遠方的雲

第01章

花市街伏擊戰的槍聲剛停息,鄭義文手提駁殼,,順著幹溝跨過二三十具橫七豎八倒在溝底的日軍屍體和一攤又一攤鮮紅血跡後,在一名還活著的日軍傷員身旁停了下來。從領章上看出,名傷員是上等兵,尖頂小帽下漏著一張虎頭虎腦的長臉盤,額頭和臉頰被硝煙熏得烏黑。從衣袖和褲腿上留下的被子彈貫穿的痕跡看,上等兵的左膀和左腿負了傷,鮮血正從傷口裏滲出來。出於救治心理,鄭義文將駁殼槍插入槍套後,從衣袋裏掏出急救包,俯下身去,要替上等兵包紮傷口。哪知上等兵驟然昂起頭來,照準鄭義文的右手,冷不防地狠咬了一口。鄭義文手中的急救包滑落到地上。他忍著疼痛定睛一看,右手手背有幾個深深的牙印,一個牙印中出現些些紅色,隨即鮮血流淌出來了,幾乎出於本能,他的左手拇指把右手出血點摁住了。

“小鬼子還咬人!”一個班長端起了明晃晃的刺刀,照準上等兵胸膛刺去。

“住手!”鄭義文當即大喝一聲。

班長收了槍,氣憤地吐了口唾沫。

鄭義文趁勢教育這個班長說:“不殺俘虜,這是戰場紀律!”

班長順從地應聲“是”。

鄭義文為小心起見,伸手探摸了上等兵的手榴彈袋,袋裏空空的,沒有一枚榴彈。

這時,巡視打掃戰場情況的旅長陶勇風風火火地跳下幹溝,老遠就大聲問鄭義文:“鄭科長,發現活的沒有?”

“發現一個活的,膀子和腿負了傷。

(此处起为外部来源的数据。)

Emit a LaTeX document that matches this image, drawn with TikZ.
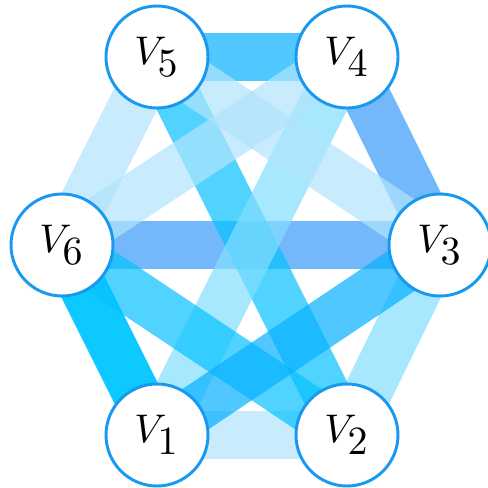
\documentclass[tikz,border=0pt]{standalone}
\usetikzlibrary{backgrounds}
\definecolor{nodeblue}{RGB}{25,152,240}
\definecolor{cA}{RGB}{5,176,255}
\definecolor{cB}{RGB}{55,154,248}
\definecolor{cC}{RGB}{176,228,252}
\definecolor{cD}{RGB}{0,198,255}
\definecolor{cE}{RGB}{131,222,255}
\definecolor{cF}{RGB}{5,194,255}
\newcommand\vlab[1]{\scalebox{3.0}{$V_{\textstyle #1}$}}
\begin{document}
\begin{tikzpicture}[x=0.75pt,y=-0.75pt,
  vert/.style={circle,draw=nodeblue,line width=2.2pt,fill=white,minimum size=76.5pt,inner sep=0pt},
  edge/.style={line width=36pt,opacity=0.7}]
\useasboundingbox (0,0) rectangle (487,488);
\node[vert] (v5) at (157,57) {\vlab{5}};
\node[vert] (v4) at (347,57) {\vlab{4}};
\node[vert] (v3) at (440,245) {\vlab{3}};
\node[vert] (v2) at (347,435) {\vlab{2}};
\node[vert] (v1) at (157,435) {\vlab{1}};
\node[vert] (v6) at (62,245) {\vlab{6}};
\begin{scope}[on background layer]
\draw[edge,cA] (v5.center) -- (v4.center);
\draw[edge,cB] (v4.center) -- (v3.center);
\draw[edge,cE] (v3.center) -- (v2.center);
\draw[edge,cC] (v2.center) -- (v1.center);
\draw[edge,cD,opacity=0.95] (v1.center) -- (v6.center);
\draw[edge,cC] (v6.center) -- (v5.center);
\draw[edge,cB] (v6.center) -- (v3.center);
\draw[edge,cF] (v5.center) -- (v2.center);
\draw[edge,cE] (v1.center) -- (v4.center);
\draw[edge,cC] (v5.center) -- (v3.center);
\draw[edge,cC] (v4.center) -- (v6.center);
\draw[edge,cF] (v6.center) -- (v2.center);
\draw[edge,cA] (v1.center) -- (v3.center);
\end{scope}
\end{tikzpicture}
\end{document}
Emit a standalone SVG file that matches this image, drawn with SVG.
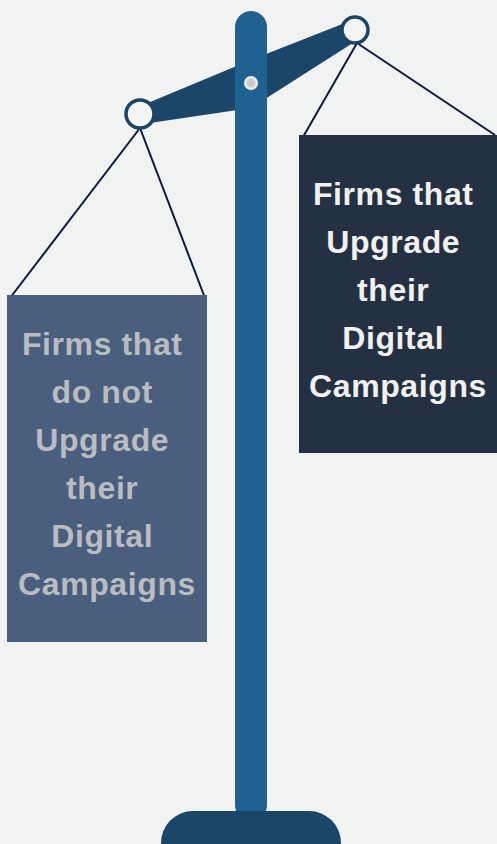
<svg xmlns="http://www.w3.org/2000/svg" width="497" height="844" viewBox="0 0 497 844">
<style>
.str{stroke:#0e1a3c;stroke-width:2;fill:none}
.ring{fill:#f3f4f4;stroke:#1a4466;stroke-width:3.5}
.lbl{font-family:"Liberation Sans",Arial,sans-serif;font-weight:bold;font-size:32px;letter-spacing:0.6px;text-anchor:middle}
</style>
<rect width="497" height="844" fill="#f1f2f2"/>
<g id="beam">
<polygon points="143,105 251,60 350,21 356,41 251,108 143,124" fill="#1a4769"/>
</g>
<g id="pole">
<rect x="235" y="11" width="32" height="810" rx="16" fill="#1f6190"/>
<circle cx="251" cy="83" r="7" fill="#eeeeee"/>
<circle cx="251" cy="83" r="4.5" fill="#cccccc"/>
</g>
<g id="base">
<rect x="161" y="811" width="180" height="80" rx="32" fill="#1a4769"/>
</g>
<g id="connectors">
<line class="str" x1="140" y1="128" x2="10" y2="298"/>
<line class="str" x1="140" y1="128" x2="205" y2="298"/>
<line class="str" x1="357" y1="43" x2="303" y2="137"/>
<line class="str" x1="357" y1="43" x2="495" y2="135"/>
</g>
<g id="ring-left"><circle class="ring" cx="140" cy="114" r="14"/></g>
<g id="ring-right"><circle class="ring" cx="355" cy="30" r="13"/></g>
<g id="box-left">
<rect x="7" y="295" width="200" height="347" fill="#4a5f7e"/>
<text class="lbl" fill="#b9bcc1">
<tspan x="107" y="355">Firms that</tspan>
<tspan x="107" y="403">do not</tspan>
<tspan x="107" y="451">Upgrade</tspan>
<tspan x="107" y="499">their</tspan>
<tspan x="107" y="547">Digital</tspan>
<tspan x="107" y="595">Campaigns</tspan>
</text>
</g>
<g id="box-right">
<rect x="299" y="135" width="198" height="318" fill="#243142"/>
<text class="lbl" fill="#f1f1f1">
<tspan x="398" y="205">Firms that</tspan>
<tspan x="398" y="253">Upgrade</tspan>
<tspan x="398" y="301">their</tspan>
<tspan x="398" y="349">Digital</tspan>
<tspan x="398" y="397">Campaigns</tspan>
</text>
</g>
</svg>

”鄭義文回答。

“傷的也要,把他帶走!”陶勇大步流星來到鄭義文跟前,看了看那個上等兵,上等兵眼露凶光地看了看陶勇——一個長長臉、尖下巴的新四軍旅長。

陶勇當即命令跟隨自己的軍醫給上等兵包紮傷口。

軍醫拿剪刀剪開上等兵的衣袖及褲管。

上等兵伸出右手推開軍醫,不讓包紮。

“不包紮,失血過多,你會死的!”鄭義文一邊摁住上等兵的右手,一邊用日語勸說。

在軍醫給上等兵包紮傷口的時候,陶勇把十幾分鍾前被突擊部隊俘獲的日軍翻譯林某叫過來,要他辨認這個負傷的土兵。

這個林某是東北吉林人,尚有民族意識,被俘後願意跟隨陶勇旅長來辨認日軍的屍體和傷員。

穿著日軍軍服的林翻譯,走過來,俯身看了上等兵一眼,向陶勇報告:“長官,負傷的這個人名叫鬆野覺,日本廣島人,是一家船廠的工人,去年被征兵來中國。十幾分鍾前,他腿部負傷,要求下士官軍醫給他包紮,下士官軍醫不給包紮,反向他補了一槍,打傷了他的膀子。

“你告訴他,新四軍優待俘虜,新四軍給俘虜治傷,要他乖乖地服從治療!”

陶勇讓林翻譯把他的這幾句話翻給鬆野覺聽。

林翻譯翻給鬆野覺聽時,鬆野覺右手的食指塞住耳朵拒聽。

軍醫給鬆野覺傷口包紮完時,有一個戰士來報告陶勇旅長:“首長,那邊還有一個鬼子傷員。”

“走!老鄭,我們去看看!”陶勇和鄭義文朝著幹溝的盡頭走去在幹溝的拐彎處,一名日軍少尉軍官躺在枯黃的蘆葦叢中。陶勇和鄭義文走過去一看,這名少尉大約二十四五歲,長著一副清瘦白皙的書生臉,鼻梁上架著一副眼鏡,他是胸部中彈,此刻閉著眼,像在等死。他的手槍,十幾分鍾前已被衝入幹溝的新四軍繳走,所以他想自殺也不可能。

陶勇一邊叫軍醫給少尉包紮傷口,一麵叫林翻譯過來辨認。

少尉想推開軍醫的手,但傷勢較重,四肢綿軟,無力拒絕包紮。當發現本中隊的林翻譯隨兩個新四軍大官走過來時,少尉驚恐地側轉臉去,他估計林翻譯會出賣他,他會遭到新四軍槍殺。